Le cas de Lilie, petite fille transgenre est désormais connu grâce à la médiatisation de sa situation et des démarches de la famille pour leur enfant. 

Loin des stéréotypes et des clichés, la démarche parentale a permis à l’enfant de pouvoir éviter des souffrances inutiles. Notamment en l’accompagnant dans son choix de faire modifier son état civil, afin de faire concorder son prénom à son identité ressentie et à la perception de son entourage familial et scolaire, où Lilie est maintenant bien acceptée.

Une démarche juridique normale, encadrée par la loi… mais refusée par un procureur

Depuis la loi « Justice pour le 21siècle » — votée par la majorité de gauche en 2016 — le changement de la mention du genre à l’état civil est possible « sans aucune démarche médicale » entamée, et le changement de prénom est, lui, du ressort de l’officier d’état civil.

Il a donc fallu qu’un fonctionnaire officier d’état civil choisisse de refuser le changement de prénom de l’enfant et demande l’avis du procureur, pour que celui-​ci décide de ne pas respecter la loi, sans empathie ou humanité aucunes.

Car rien, dans les textes de loi, n’impose à quiconque (et surtout pas à une enfant qu’on accuse déjà trop facilement de « passer par une phase » !) de subir des changements irréversibles de sa physiologie pour avoir droit à une simple modification de son prénom.

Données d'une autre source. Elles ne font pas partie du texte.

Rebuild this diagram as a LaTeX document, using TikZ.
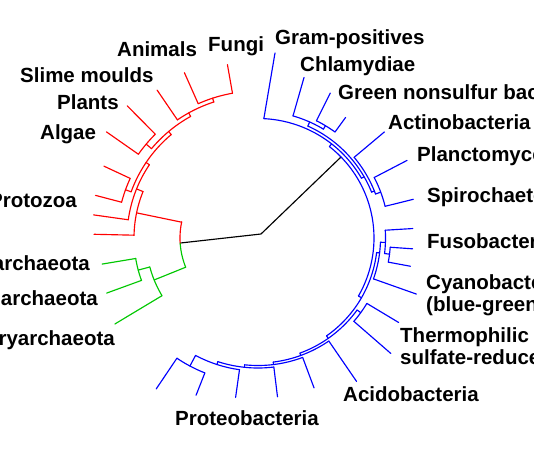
\documentclass[tikz,border=0pt]{standalone}
\usepackage{fontspec}
\setmainfont{Liberation Sans}
\definecolor{tred}{RGB}{255,0,0}
\definecolor{tblue}{RGB}{0,0,255}
\definecolor{tgreen}{RGB}{0,200,0}
\tikzset{
  br/.style={line width=1.15pt,line cap=round,line join=round},
  lab/.style={inner sep=0pt,font=\bfseries\fontsize{20.5}{24}\selectfont},
  labl/.style={lab,anchor=base west},
  labr/.style={lab,anchor=base east}
}
% arc of a tree node: colour, radius, start angle, end angle
\newcommand\Arc[4]{\draw[br,#1] plot[domain=#3:#4,samples=36] ({258+#2*cos(\x)},{238+#2*sin(\x)});}
% radial branch: colour, angle, inner radius, outer radius
\newcommand\Ray[4]{\draw[br,#1] ({258+#3*cos(#2)},{238+#3*sin(#2)}) -- ({258+#4*cos(#2)},{238+#4*sin(#2)});}
\begin{document}
\begin{tikzpicture}[x=1pt,y=-1pt]
\useasboundingbox (0,0) rectangle (534,462);
\fill[white] (0,0) rectangle (534,462);
% root
\coordinate (root) at (261,234);
\coordinate (EA) at ({258+78*cos(176.3)},{238+78*sin(176.3)});
\coordinate (B) at ({258+116*cos(-44.3)},{238+116*sin(-44.3)});
\draw[br,black] (EA) -- (root) -- (B);
% Archaea + Eukaryota node
\Arc{tgreen}{78}{158}{176.3}
\Arc{tred}{78}{176.3}{192}
% ---------- Eukaryota (red)
\Ray{tred}{191.7}{78}{124}
\Arc{tred}{124}{181.3}{202}
\Ray{tred}{181.3}{124}{164}
\Ray{tred}{202}{124}{131}
\Arc{tred}{131}{188}{214}
\Ray{tred}{188}{131}{166}
\Ray{tred}{214}{131}{135}
\Arc{tred}{135}{200}{230}
\Ray{tred}{200}{135}{141}
\Arc{tred}{141}{194.7}{205}
\Ray{tred}{194.7}{141}{168}
\Ray{tred}{205}{141}{170}
\Ray{tred}{230}{135}{139}
\Arc{tred}{139}{220}{241}
\Ray{tred}{220}{139}{146}
\Arc{tred}{146}{215}{225.3}
\Ray{tred}{215}{146}{185}
\Ray{tred}{225.3}{146}{186}
\Ray{tred}{241}{139}{143}
\Arc{tred}{143}{235.7}{252}
\Ray{tred}{235.7}{143}{179}
\Ray{tred}{252}{143}{147}
\Arc{tred}{147}{246}{260}
\Ray{tred}{246}{147}{181}
\Ray{tred}{260}{147}{176}
% ---------- Archaea (green)
\Ray{tgreen}{158}{78}{112}
\Arc{tgreen}{112}{149}{165}
\Ray{tgreen}{149}{112}{167}
\Ray{tgreen}{165}{112}{124}
\Arc{tgreen}{124}{160}{170.5}
\Ray{tgreen}{170.5}{124}{158}
\Ray{tgreen}{160}{124}{161}
% ---------- Bacteria (blue)
\Arc{tblue}{116}{-52}{30}
\Ray{tblue}{-52}{116}{119.5}
\Arc{tblue}{119.5}{-87.2}{-30}
\coordinate (gpin) at ({258+119.5*cos(-87.2)},{238+119.5*sin(-87.2)});
\coordinate (gpout) at (275,53);
\draw[br,tblue] (gpin) -- (gpout);
\Ray{tblue}{-30}{119.5}{122.5}
\Arc{tblue}{122.5}{-66}{-22}
\Ray{tblue}{-66}{122.5}{127}
\Arc{tblue}{127}{-74}{-59}
\Ray{tblue}{-74}{127}{167}
\Ray{tblue}{-59}{127}{131}
\Arc{tblue}{131}{-63.5}{-54}
\Ray{tblue}{-63.5}{131}{162}
\Ray{tblue}{-54}{131}{149}
\Ray{tblue}{-22}{122.5}{125.5}
\Arc{tblue}{125.5}{-40}{-20.5}
\Ray{tblue}{-40}{125.5}{165}
\Ray{tblue}{-20.5}{125.5}{131}
\Arc{tblue}{131}{-27.5}{-14}
\Ray{tblue}{-27.5}{131}{168}
\Ray{tblue}{-14}{131}{160}
\Ray{tblue}{30}{116}{119.5}
\Arc{tblue}{119.5}{7}{55}
\Ray{tblue}{7}{119.5}{122.5}
\Arc{tblue}{122.5}{2}{19.5}
\Ray{tblue}{2}{122.5}{127.5}
\Arc{tblue}{127.5}{-3.5}{7}
\Ray{tblue}{-3.5}{127.5}{155}
\Ray{tblue}{7}{127.5}{132.5}
\Arc{tblue}{132.5}{4}{10.5}
\Ray{tblue}{4}{132.5}{155}
\Ray{tblue}{10.5}{132.5}{155}
\Ray{tblue}{19.5}{122.5}{168}
\Ray{tblue}{55}{119.5}{122.5}
\Arc{tblue}{122.5}{36}{70}
\Ray{tblue}{36}{122.5}{127}
\Arc{tblue}{127}{31}{41}
\Ray{tblue}{31}{127}{164}
\Ray{tblue}{41}{127}{176}
\Ray{tblue}{70}{122.5}{125}
\Arc{tblue}{125}{55.5}{83}
\Ray{tblue}{55.5}{125}{174}
\Ray{tblue}{83}{125}{127.5}
\Arc{tblue}{127.5}{69.5}{96}
\Ray{tblue}{69.5}{127.5}{160}
\Ray{tblue}{96}{127.5}{130}
\Arc{tblue}{130}{83}{108}
\Ray{tblue}{83}{130}{160}
\Ray{tblue}{108}{130}{133}
\Arc{tblue}{133}{98}{118}
\Ray{tblue}{98}{133}{161}
\Ray{tblue}{118}{133}{145}
\Arc{tblue}{145}{111.5}{124}
\Ray{tblue}{111.5}{145}{169}
\Ray{tblue}{124}{145}{182}
% ---------- labels
\node[labl] (fungi) at (208,52) {Fungi};
\node[labl] (animals) at (117,57) {Animals};
\node[labl] (slime) at (20,83) {Slime moulds};
\node[labl] (plants) at (57,110) {Plants};
\node[labl] (algae) at (40,140) {Algae};
\node[labr] (protozoa) at (77,207) {Protozoa};
\node[labr] (cren) at (90,270) {Crenarchaeota};
\node[labr] (nano) at (98,305) {Nanoarchaeota};
\node[labr] (eury) at (115,345) {Euryarchaeota};
\node[labl] (gram) at (275,45) {Gram-positives};
\node[labl] (chlam) at (300,72) {Chlamydiae};
\node[labl] (gns) at (338,100) {Green nonsulfur bacteria};
\node[labl] (actino) at (388,130) {Actinobacteria};
\node[labl] (plancto) at (417,162) {Planctomycetes};
\node[labl] (spiro) at (427,202) {Spirochaetes};
\node[labl] (fuso) at (427,248) {Fusobacteria};
\node[labl] (cyano) at (426,289) {Cyanobacteria};
\node[labl] (cyano2) at (426,311) {(blue-green algae)};
\node[labl] (thermo) at (400,342) {Thermophilic};
\node[labl] (thermo2) at (400,364) {sulfate-reducers};
\node[labl] (acido) at (343,401) {Acidobacteria};
\node[labl] (proteo) at (175,425) {Proteobacteria};
\end{tikzpicture}
\end{document}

Il est tragique que le parquet ne maitrise pas ces éléments et que la chancellerie n’ait pas rappelé sur le champ la loi. 

Outre cette demande illégale, on peut largement questionner la démarche d’un procureur demandant à ce que le corps d’une enfant soit modifié afin de pouvoir changer de prénom ! Cette estimation tragique est une faute lourde éthique.

L’application de la loi de 2016 toujours problématique et les avancées toujours attendues

La loi de 2016 reste encore inégalement et inéquitablement appliquée dans notre pays, et cette dernière affaire le démontre encore, si cruellement. Qu’attendre donc, pour les personnes trans, de cette majorité pro Macron pour réaliser les avancées attendues pour notre loi ? Avancées que certains de nos voisins européens ont déjà mis en place, avec la déjudiciarisation totale, notamment, des procédures de modification de l’état civil.

Il n’est pas acceptable que le ministère de la Justice ne sache pas appliquer nos lois et oblige à des citoyens de rentrer dans de longues et coûteuses procédures pour le simple respect de leurs droits, l’application des lois en vigueur et pour le respect au quotidien d’une enfant très claire, sûre et décidée. Il faut de toute urgence que le ministère de la Justice rappelle publiquement les textes et fasse revenir à la raison ce procureur.

La transidentité des mineurs, un point aveugle de la société

Les personnes transgenres restent largement ignorées des politiques publiques et la transphobie qu’elles subissent en font les personnes les plus représentées dans les idées suicidaires et les passages à l’acte. À l’heure où plusieurs études indiquent que quelques 10 % des mineurs et adolescents sont victimes de cyberharcèlement, cela inquiète d’autant plus pour les jeunes LGBT, notamment trans : ni l’Éducation nationale ni la police ne sont assez formées et dotées de moyens pour détecter, protéger et agir rapidement en évitant des drames. 

Déjà en décembre 2020, une lycéenne trans de 17 ans s’est donné la mort, face aux brimades et au mépris, et elle fut gravement mégenrée post-​mortem par la rectrice, représentante directe du ministre de l’Éducation nationale, qui osa en parler au masculin (en s’excusant trop tardivement ensuite)… 

Les violences institutionnelles et personnelles dont elles sont victimes n’épargnent pas les mineur·e·s, de tous âges, qui sont encore confronté·e·s à une société qui refuse de reconnaître leur existence et trop souvent aussi des familles qui, par ignorance, peur ou rejet, choisissent — au mieux — d’ignorer leurs situations. 

Il est temps que la France s’inspire des législations vertueuses en la matière (comme en Argentine) et de prendre en compte les recommandations d’associations et d’organisations internationales.